| Task description |
Answer with nothing except the number of lines that contain the word "size".
[Start of Dataset extract]
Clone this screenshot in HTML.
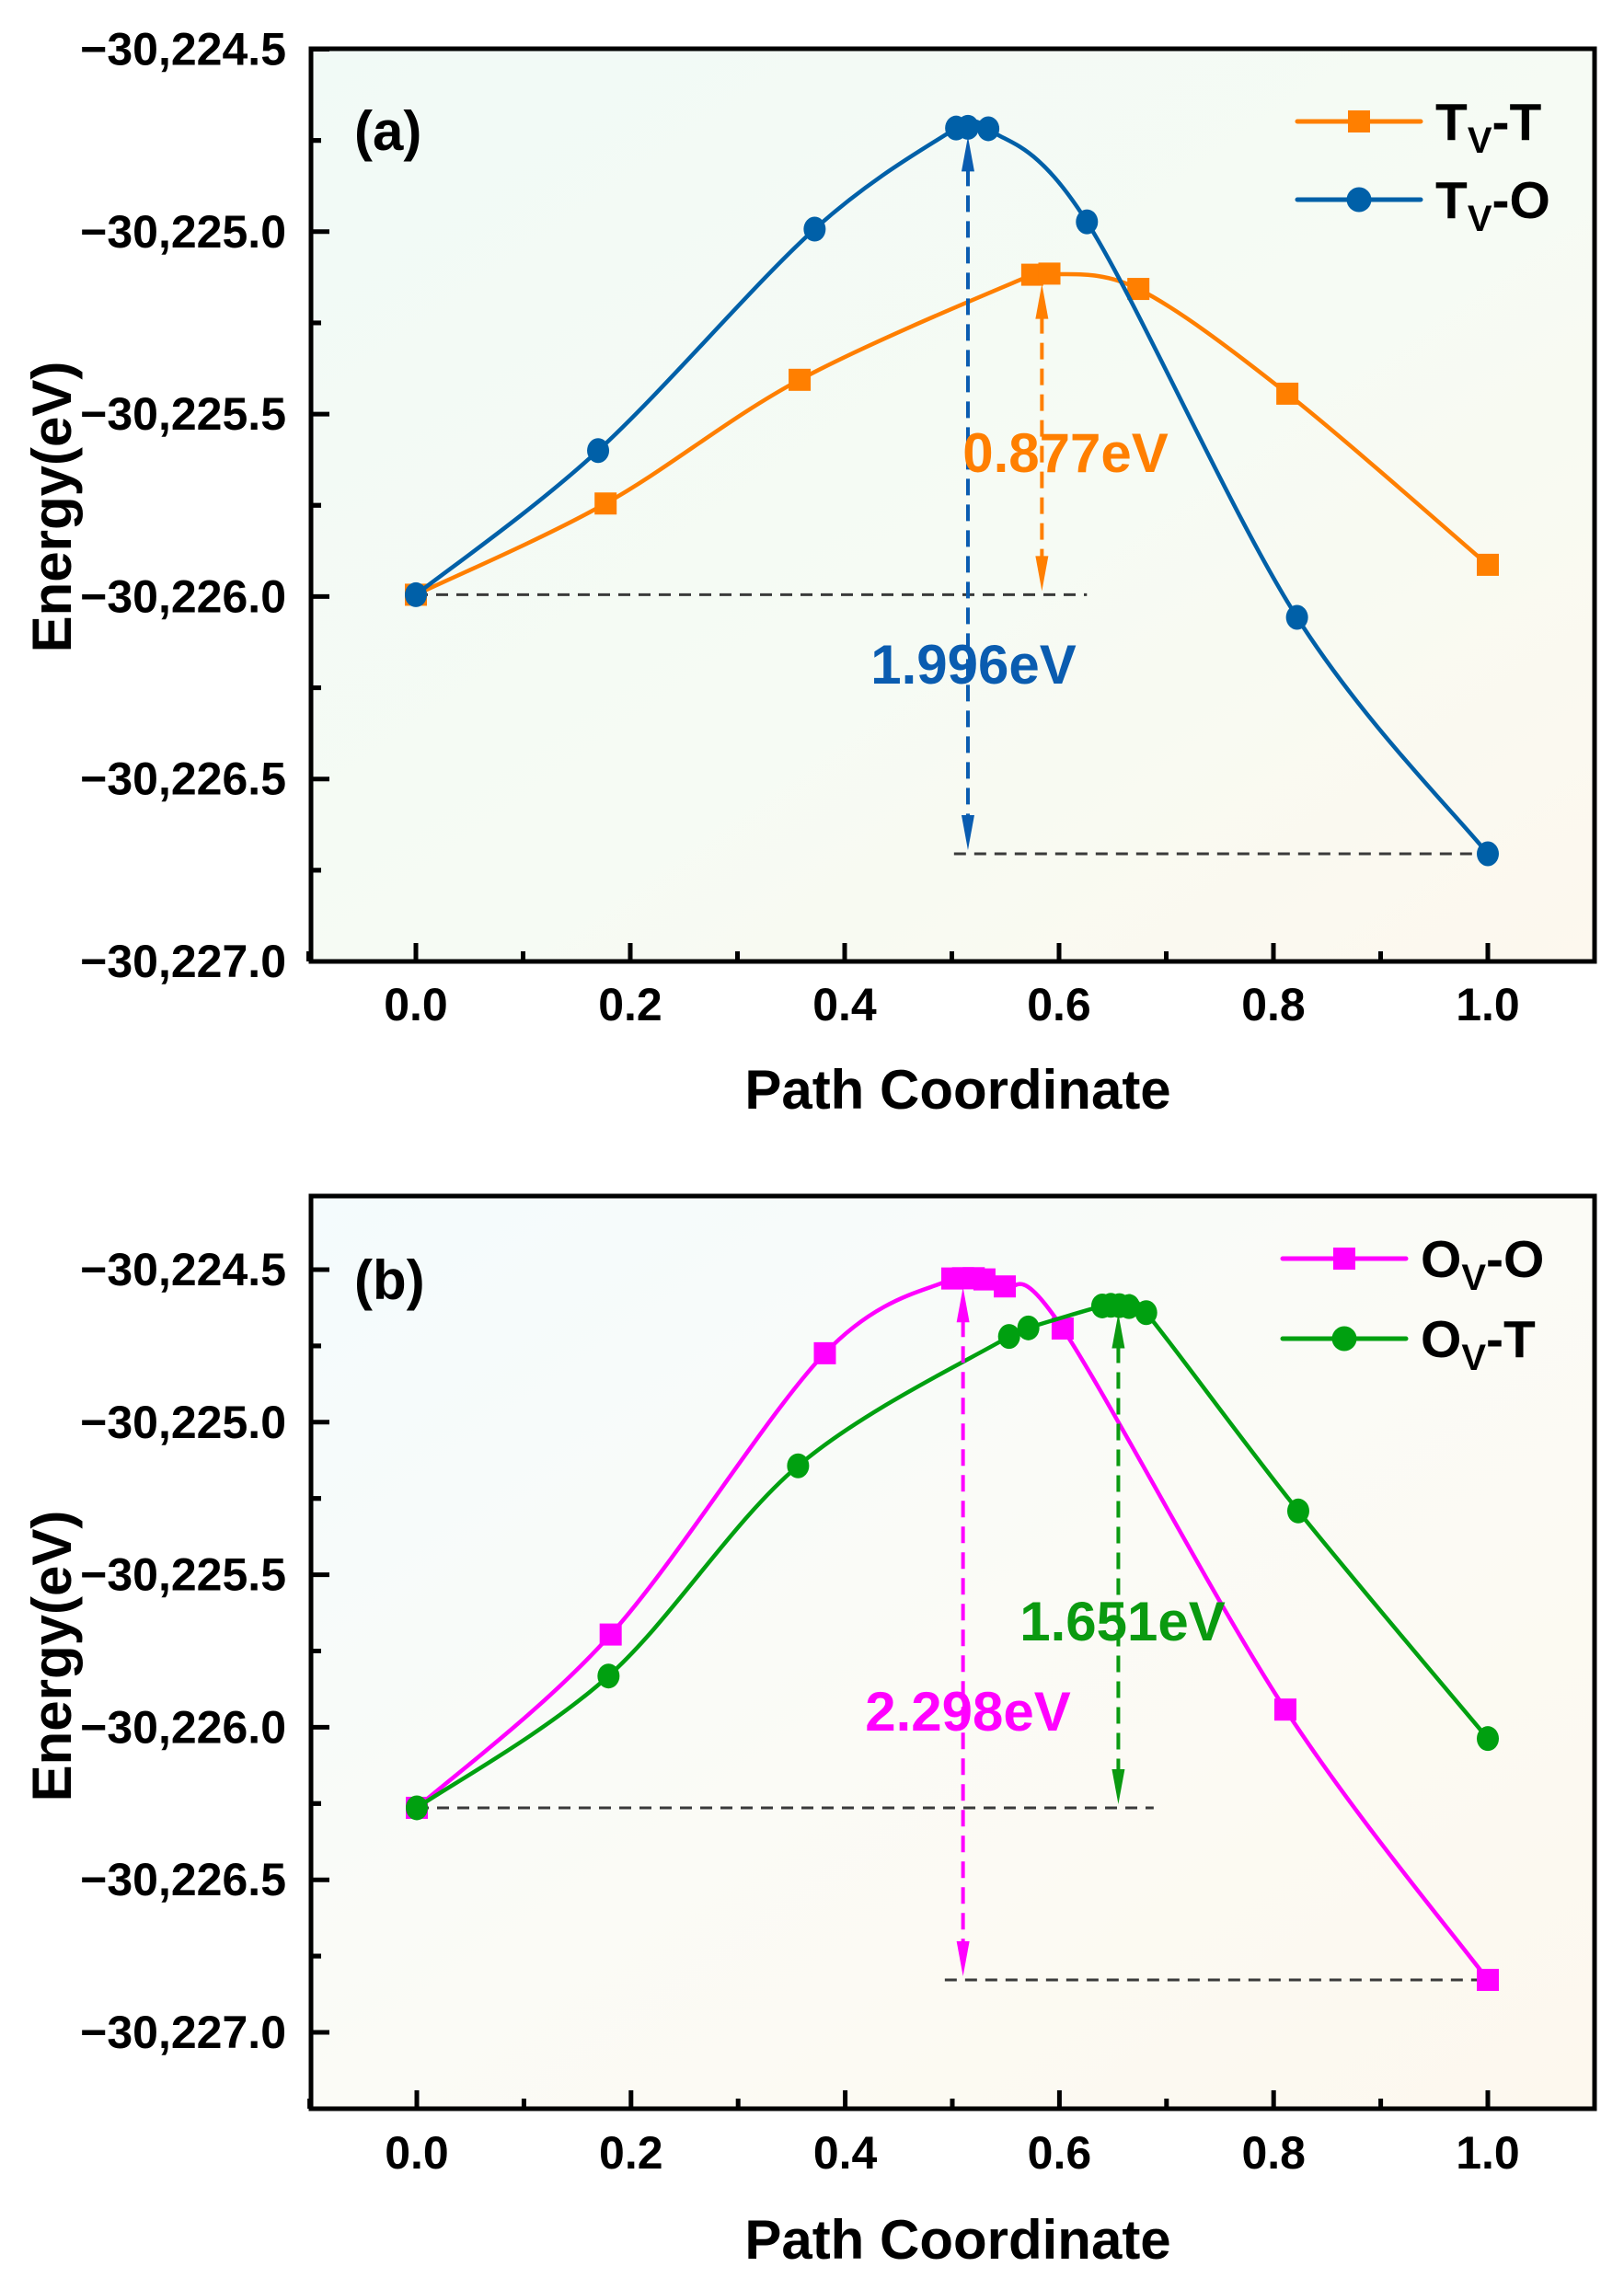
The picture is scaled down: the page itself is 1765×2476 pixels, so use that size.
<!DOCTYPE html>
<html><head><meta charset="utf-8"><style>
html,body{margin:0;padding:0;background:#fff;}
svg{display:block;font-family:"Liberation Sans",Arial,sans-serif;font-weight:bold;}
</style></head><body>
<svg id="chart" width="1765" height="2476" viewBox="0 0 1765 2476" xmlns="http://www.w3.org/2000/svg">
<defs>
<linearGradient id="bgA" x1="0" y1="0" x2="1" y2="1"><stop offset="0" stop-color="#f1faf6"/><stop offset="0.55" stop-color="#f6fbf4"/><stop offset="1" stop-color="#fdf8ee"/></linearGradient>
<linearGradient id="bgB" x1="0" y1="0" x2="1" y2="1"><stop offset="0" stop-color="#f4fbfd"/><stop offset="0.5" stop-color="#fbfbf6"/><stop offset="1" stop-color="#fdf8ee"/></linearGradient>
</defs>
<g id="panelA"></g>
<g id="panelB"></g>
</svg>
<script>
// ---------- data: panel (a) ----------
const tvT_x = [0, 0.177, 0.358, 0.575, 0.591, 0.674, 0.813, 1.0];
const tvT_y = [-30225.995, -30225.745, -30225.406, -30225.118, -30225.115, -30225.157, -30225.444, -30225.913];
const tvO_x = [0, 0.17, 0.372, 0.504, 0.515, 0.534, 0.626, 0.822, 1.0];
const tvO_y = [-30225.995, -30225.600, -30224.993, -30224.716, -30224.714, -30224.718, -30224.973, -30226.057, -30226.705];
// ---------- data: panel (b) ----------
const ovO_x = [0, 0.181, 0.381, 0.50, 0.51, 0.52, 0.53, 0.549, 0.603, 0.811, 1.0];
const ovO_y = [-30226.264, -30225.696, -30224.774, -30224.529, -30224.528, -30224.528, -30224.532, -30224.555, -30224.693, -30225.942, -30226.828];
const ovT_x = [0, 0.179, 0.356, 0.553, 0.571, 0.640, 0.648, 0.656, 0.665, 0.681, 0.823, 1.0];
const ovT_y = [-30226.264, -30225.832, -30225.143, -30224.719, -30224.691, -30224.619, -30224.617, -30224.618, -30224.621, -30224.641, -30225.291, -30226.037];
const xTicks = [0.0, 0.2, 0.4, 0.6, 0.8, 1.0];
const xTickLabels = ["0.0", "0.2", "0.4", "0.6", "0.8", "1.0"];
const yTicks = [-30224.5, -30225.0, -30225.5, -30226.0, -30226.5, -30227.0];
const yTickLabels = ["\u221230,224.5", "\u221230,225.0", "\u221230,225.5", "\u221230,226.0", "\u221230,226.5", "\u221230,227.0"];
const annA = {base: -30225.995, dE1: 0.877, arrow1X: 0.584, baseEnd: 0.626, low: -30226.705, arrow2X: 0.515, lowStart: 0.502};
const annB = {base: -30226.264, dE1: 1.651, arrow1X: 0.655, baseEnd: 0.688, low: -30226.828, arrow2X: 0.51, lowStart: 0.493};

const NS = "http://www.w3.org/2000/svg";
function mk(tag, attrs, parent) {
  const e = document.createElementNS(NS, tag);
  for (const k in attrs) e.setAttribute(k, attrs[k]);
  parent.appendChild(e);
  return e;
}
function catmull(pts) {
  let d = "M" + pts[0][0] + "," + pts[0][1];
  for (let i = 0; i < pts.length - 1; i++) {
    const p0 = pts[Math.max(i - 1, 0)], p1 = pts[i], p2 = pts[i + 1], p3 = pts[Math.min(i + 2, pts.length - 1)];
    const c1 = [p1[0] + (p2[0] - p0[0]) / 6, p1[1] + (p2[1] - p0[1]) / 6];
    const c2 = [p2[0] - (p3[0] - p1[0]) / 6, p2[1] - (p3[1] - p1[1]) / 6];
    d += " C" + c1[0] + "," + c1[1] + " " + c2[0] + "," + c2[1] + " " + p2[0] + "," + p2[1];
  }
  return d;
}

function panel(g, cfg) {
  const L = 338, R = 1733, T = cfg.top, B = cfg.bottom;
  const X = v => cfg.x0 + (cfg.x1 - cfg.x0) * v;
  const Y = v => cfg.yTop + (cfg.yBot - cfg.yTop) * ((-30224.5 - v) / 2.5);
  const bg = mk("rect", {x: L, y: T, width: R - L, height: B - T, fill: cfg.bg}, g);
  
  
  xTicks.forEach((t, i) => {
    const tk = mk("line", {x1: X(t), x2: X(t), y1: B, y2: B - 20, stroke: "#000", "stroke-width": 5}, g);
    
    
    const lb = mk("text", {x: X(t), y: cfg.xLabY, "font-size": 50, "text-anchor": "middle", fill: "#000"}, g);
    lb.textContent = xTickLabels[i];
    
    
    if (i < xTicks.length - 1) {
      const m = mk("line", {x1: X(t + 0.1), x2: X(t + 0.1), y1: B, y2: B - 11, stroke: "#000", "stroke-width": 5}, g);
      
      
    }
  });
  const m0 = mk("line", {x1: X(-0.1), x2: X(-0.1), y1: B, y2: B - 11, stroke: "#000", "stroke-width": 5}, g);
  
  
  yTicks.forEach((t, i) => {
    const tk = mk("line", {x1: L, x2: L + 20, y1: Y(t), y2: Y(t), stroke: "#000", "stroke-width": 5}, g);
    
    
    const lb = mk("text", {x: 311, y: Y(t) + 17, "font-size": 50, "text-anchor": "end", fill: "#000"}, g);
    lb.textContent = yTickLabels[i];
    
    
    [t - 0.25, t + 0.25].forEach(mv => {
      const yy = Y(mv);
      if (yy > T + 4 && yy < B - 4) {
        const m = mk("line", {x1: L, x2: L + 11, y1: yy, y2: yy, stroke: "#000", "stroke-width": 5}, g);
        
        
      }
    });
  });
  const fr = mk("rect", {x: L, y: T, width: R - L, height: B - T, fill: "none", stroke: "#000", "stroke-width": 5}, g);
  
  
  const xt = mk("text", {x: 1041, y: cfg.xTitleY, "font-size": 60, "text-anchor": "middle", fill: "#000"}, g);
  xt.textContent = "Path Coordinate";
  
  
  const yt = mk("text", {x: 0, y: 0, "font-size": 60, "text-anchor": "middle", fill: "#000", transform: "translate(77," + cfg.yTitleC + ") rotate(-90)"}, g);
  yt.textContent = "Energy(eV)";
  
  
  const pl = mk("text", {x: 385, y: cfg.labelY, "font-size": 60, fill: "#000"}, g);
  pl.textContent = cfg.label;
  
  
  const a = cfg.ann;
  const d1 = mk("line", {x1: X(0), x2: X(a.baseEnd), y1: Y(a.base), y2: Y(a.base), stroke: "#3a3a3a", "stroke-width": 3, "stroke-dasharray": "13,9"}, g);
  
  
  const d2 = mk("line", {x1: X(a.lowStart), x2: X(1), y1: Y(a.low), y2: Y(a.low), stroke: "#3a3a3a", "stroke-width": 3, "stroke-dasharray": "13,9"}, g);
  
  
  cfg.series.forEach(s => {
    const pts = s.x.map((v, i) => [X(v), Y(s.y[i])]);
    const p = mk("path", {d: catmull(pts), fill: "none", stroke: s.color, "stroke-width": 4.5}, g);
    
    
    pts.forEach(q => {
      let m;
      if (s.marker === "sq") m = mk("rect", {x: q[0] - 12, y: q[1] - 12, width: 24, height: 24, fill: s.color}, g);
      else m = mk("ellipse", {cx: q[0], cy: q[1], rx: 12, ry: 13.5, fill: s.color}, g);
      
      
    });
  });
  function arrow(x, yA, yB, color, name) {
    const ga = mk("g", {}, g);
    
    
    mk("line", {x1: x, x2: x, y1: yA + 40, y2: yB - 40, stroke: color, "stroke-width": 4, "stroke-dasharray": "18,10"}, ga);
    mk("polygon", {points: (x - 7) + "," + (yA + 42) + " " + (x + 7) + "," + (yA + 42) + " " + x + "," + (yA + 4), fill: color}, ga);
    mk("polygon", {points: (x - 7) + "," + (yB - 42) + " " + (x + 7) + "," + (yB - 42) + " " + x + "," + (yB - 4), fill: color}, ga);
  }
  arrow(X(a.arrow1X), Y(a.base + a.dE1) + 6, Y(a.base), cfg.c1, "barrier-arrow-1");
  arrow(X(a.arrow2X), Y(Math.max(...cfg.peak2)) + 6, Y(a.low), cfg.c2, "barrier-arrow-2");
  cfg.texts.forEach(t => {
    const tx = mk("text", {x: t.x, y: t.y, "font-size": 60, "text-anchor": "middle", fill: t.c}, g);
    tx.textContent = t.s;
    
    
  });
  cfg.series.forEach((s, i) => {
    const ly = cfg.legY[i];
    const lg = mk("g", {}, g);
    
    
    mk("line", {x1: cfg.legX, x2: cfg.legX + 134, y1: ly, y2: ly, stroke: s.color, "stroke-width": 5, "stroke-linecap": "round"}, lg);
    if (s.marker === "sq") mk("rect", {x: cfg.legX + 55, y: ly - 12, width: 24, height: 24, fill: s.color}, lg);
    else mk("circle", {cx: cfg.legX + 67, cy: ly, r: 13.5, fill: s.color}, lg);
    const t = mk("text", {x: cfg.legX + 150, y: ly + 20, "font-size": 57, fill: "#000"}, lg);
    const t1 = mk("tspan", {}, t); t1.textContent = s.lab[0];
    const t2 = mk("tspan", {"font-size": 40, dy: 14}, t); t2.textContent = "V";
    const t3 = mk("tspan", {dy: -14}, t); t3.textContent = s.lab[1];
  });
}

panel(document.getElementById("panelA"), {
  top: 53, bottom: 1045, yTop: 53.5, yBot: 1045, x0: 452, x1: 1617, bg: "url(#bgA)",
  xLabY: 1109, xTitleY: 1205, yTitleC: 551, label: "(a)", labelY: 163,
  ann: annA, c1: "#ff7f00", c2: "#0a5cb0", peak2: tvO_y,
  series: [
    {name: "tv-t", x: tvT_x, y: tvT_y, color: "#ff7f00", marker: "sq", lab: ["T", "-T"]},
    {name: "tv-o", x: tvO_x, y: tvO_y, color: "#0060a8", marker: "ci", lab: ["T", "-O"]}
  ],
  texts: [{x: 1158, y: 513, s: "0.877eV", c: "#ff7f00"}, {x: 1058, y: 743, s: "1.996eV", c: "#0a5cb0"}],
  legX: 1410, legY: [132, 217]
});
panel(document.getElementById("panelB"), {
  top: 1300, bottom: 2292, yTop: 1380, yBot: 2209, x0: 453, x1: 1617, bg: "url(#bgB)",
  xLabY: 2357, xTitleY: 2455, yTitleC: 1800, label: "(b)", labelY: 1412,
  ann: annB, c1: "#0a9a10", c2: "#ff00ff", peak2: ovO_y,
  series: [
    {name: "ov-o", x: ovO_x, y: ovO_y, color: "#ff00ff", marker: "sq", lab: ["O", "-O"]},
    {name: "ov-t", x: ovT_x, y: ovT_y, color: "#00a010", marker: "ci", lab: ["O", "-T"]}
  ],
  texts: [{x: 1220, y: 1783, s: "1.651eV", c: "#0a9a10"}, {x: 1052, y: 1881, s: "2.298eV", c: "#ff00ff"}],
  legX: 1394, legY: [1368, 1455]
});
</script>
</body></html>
[End of Dataset extract]
| Result for this exercise |
9